Crackdown on steel dumping into Canada coming soon, Joly says
Industry Minister Mélanie Joly says a crackdown on the dumping of cheap foreign steel into Canada is coming – a move that will help cushion the blow for the country’s big three steel producers that have been hit with U.S. President Donald Trump’s 50-per-cent tariffs.
Algoma Steel Group Inc. chief executive Michael Garcia has argued on multiple occasions that mills from China, South Korea, Malaysia, India, Vietnam, the Middle East and Turkey regularly dump steel into Canada and make it nearly impossible for the company to compete in its home market. In meetings with federal politicians over the past few days, he’s pleaded for Canada to immediately place tariffs on all of these countries.
In an interview with The Globe and Mail, Ms. Joly said she’s heard the message loud and clear, and said that action is coming on dumping, which is the practice of foreign steel mills selling below the cost of production to gain market share.

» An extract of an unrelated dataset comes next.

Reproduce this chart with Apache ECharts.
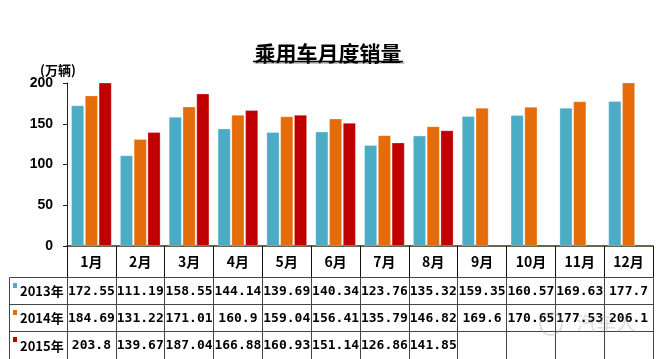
<!DOCTYPE html>
<html>
<head>
<meta charset="utf-8">
<script src="https://cdn.jsdelivr.net/npm/echarts@6/dist/echarts.min.js"></script>
<style>html,body{margin:0;padding:0;background:#fff;}#c{width:656px;height:359px;}</style>
</head>
<body>
<div id="c"></div>
<script>
var months = ['1月','2月','3月','4月','5月','6月','7月','8月','9月','10月','11月','12月'];
var s2013 = [172.55,111.19,158.55,144.14,139.69,140.34,123.76,135.32,159.35,160.57,169.63,177.7];
var s2014 = [184.69,131.22,171.01,160.9,159.04,156.41,135.79,146.82,169.6,170.65,177.53,206.1];
var s2015 = [203.8,139.67,187.04,166.88,160.93,151.14,126.86,141.85,null,null,null,null];
var years = ['2013年','2014年','2015年'];
var colors = ['#4BACC6','#E46C0A','#C00000'];
var yTicks = [0,50,100,150,200];

function fmt(arr){ return arr.map(function(v){ return v == null ? '' : String(v); }); }

var chart = echarts.init(document.getElementById('c'), null, {renderer:'canvas'});
var lineCol = '#444';
var valFont = {color:'#000', fontFamily:'DejaVu Sans Mono', fontWeight:'bold', fontSize:13};

function tableAxis(idx, arr, offset, tickLen, margin){
  return {
    type:'category', data: fmt(arr), position:'bottom', offset: offset, gridIndex:0,
    axisLine:{show:true, lineStyle:{color:lineCol, width:1}},
    axisTick:{show:true, length:tickLen, interval:0, lineStyle:{color:lineCol, width:1}},
    axisLabel:Object.assign({interval:0, margin:margin}, valFont),
    splitLine:{show:false}
  };
}

var option = {
  backgroundColor:'#fff',
  animation:false,
  title:{
    text:'乘用车月度销量', left:'center', top:38,
    textStyle:{fontFamily:'Noto Sans CJK SC', fontWeight:'bold', fontSize:21, color:'#000',
      textShadowColor:'rgba(0,0,0,0.35)', textShadowOffsetX:1.5, textShadowOffsetY:1.5, textShadowBlur:0}
  },
  grid:{left:67, right:3, top:83, bottom:113, containLabel:false},
  xAxis:[
    {
      type:'category', data: months, position:'bottom',
      axisLine:{show:true, lineStyle:{color:'#33331a', width:1.5}},
      axisTick:{show:true, length:31, interval:0, lineStyle:{color:'#111', width:1}},
      axisLabel:{interval:0, margin:9, color:'#000', fontFamily:'Noto Sans CJK SC', fontWeight:'bold', fontSize:14},
      splitLine:{show:false}
    },
    tableAxis(1, s2013, 31, 27, 8),
    tableAxis(2, s2014, 58, 27, 8),
    tableAxis(3, s2015, 85, 28, 8)
  ],
  yAxis:{
    type:'value', min:yTicks[0], max:yTicks[yTicks.length-1], interval:50,
    axisLine:{show:true, lineStyle:{color:'#222', width:1}},
    axisTick:{show:true, length:4, lineStyle:{color:'#222'}},
    axisLabel:{margin:14, color:'#000', fontFamily:'Liberation Sans', fontWeight:'bold', fontSize:14},
    splitLine:{show:false}
  },
  series:[s2013, s2014, s2015].map(function(d,i){
    return {
      type:'bar', name:years[i], data:d, xAxisIndex:0,
      barGap:'6%', barCategoryGap:'17%',
      itemStyle:{color:colors[i], borderColor:'rgba(255,255,255,0.35)', borderWidth:0.8},
      clip:true
    };
  }),
  graphic:[
    {type:'line', shape:{x1:253, y1:61.5, x2:403, y2:61.5}, style:{stroke:'#000', lineWidth:1.5}},
    {type:'line', shape:{x1:254.5, y1:63, x2:404.5, y2:63}, style:{stroke:'rgba(0,0,0,0.3)', lineWidth:1.5}},
    {type:'text', left:40, top:64, style:{text:'(万辆)', fill:'#000', font:'bold 13px "Noto Sans CJK SC"'}},
    {type:'line', shape:{x1:9.5, y1:277.5, x2:67, y2:277.5}, style:{stroke:lineCol, lineWidth:1}},
    {type:'line', shape:{x1:9.5, y1:304.5, x2:67, y2:304.5}, style:{stroke:lineCol, lineWidth:1}},
    {type:'line', shape:{x1:9.5, y1:331.5, x2:67, y2:331.5}, style:{stroke:lineCol, lineWidth:1}},
    {type:'line', shape:{x1:9.5, y1:277.5, x2:9.5, y2:359}, style:{stroke:lineCol, lineWidth:1}},
    {type:'rect', shape:{x:13, y:283, width:4, height:5}, style:{fill:colors[0]}},
    {type:'rect', shape:{x:13, y:310, width:4, height:5}, style:{fill:colors[1]}},
    {type:'rect', shape:{x:13, y:337, width:4, height:5}, style:{fill:colors[2]}},
    {type:'text', x:20, y:291, style:{text:years[0], fill:'#000', font:'bold 13px "Noto Sans CJK SC"', verticalAlign:'middle'}},
    {type:'text', x:20, y:318, style:{text:years[1], fill:'#000', font:'bold 13px "Noto Sans CJK SC"', verticalAlign:'middle'}},
    {type:'text', x:20, y:346, style:{text:years[2], fill:'#000', font:'bold 13px "Noto Sans CJK SC"', verticalAlign:'middle'}},
    {type:'text', x:576, y:323, z:100, style:{text:'汽车人', fill:'rgba(160,160,160,0.35)', font:'20px "Noto Sans CJK SC"', verticalAlign:'middle'}},
    {type:'circle', z:100, shape:{cx:551, cy:324, r:11}, style:{fill:'none', stroke:'rgba(160,160,160,0.4)', lineWidth:1.5}}
  ]
};
chart.setOption(option);
</script>
</body>
</html>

“Our goal is to make sure that we protect our jobs, and therefore we need to protect our market, and we won’t accept any form of unfair trade practices,” she said. “We need to counter dumping, period.”
Ms. Joly made the comments after a meeting with Dofasco executives and employees in Hamilton. Dofasco is owned by Luxembourg-based ArcelorMittal and is one of the big three steelmakers in Canada. Ms. Joly has talked to many CEOs in the sector over the past few days, as well as union leaders, mayors and steelworkers.
“There is urgency. We need to act quickly. I’m working right now as we speak with the CEOs and the industry with labour to find a solution to this problem within the next couple of days,” Ms. Joly said about the dumping problem.
Ottawa also is prepared to offer funding to steel companies to help preserve jobs, Ms. Joly said. Short-term loans will made available on a select basis through Ottawa’s Large Employer Emergency Financing Facility (“LEEFF”). The funding mechanism was used as an emergency mechanism for companies such as Air Canada that were hit hard during the COVID-19 pandemic.
The Canadian Steel Producers Association, which represents 17 companies, including Algoma, Dofasco and Stelco, has repeatedly advocated for antidumping duties.
Barry Zekelman, the billionaire Canadian CEO of Zekelman Industries, a big steel tube and pipe company whose business is heavily focused in the United States, has as well. Mr. Zekelman in an interview with The Globe earlier in the week said that Canada needs to wake up and immediately go after dumpers to appease Mr. Trump.
But not everyone in the Canadian steel industry is in favour of rolling out new tariffs on the rest of the world as a strategy to counter the Trump tariffs.
“I’m fine with countering the U.S. with duties. I mean, we’ve got to do something, but they’re trying to slip in a tariff on the whole world,” said Jim Ritchie, the co-founder and owner of Vancouver-based steel distribution company Cascadia Metals Ltd.
“That is not elbows up. That is sucking up and that is 51st state behaviour.”
While tariffs on foreign steel imports would benefit the big three Canadian steelmakers, it would damage the steel distribution sector, which includes companies such as Cascadia, Varsteel Ltd., and Russel Metals Inc., and tens of thousands of customers who buy steel from them.
Cascadia was founded in 1993 by Mr. Ritchie and his father. It generates about $1-billion in revenue a year. It services 4,000 Canadian customers in sectors such as construction, farm machinery and mining. Cascadia has 16 plants in Canada and the United States with a heavy concentration in the West. The company is a major buyer of Canadian steel but it also sources heavily from overseas suppliers such as the Koreans and Taiwanese.
In the event of Canadian tariffs on foreign steel, Cascadia’s costs will rise immediately, and Mr. Ritchie predicts that Canadian steelmakers will immediately jack up their prices, inflicting a double whammy on the company and its customers.
“Why should Canadians not be allowed to buy steel at the world market price so that they can make products and compete in the world? The special interest issue in Ontario is so toxic for the rest of Canada,” he said.
Mr. Ritchie says that dumping isn’t the huge problem that it’s made out to be in Canada and that there are other factors that make domestic producers uncompetitive. Freight charges are a major one. The cost to have steel sent by rail from Ontario to Vancouver is double what it costs to have it shipped from Asia.
“The Pacific is the cheapest highway in the world,” Mr. Ritchie said.
The way out of the trade war isn’t about appeasing Mr. Trump by cracking down on foreign imports but diversifying further away from the U.S., he said.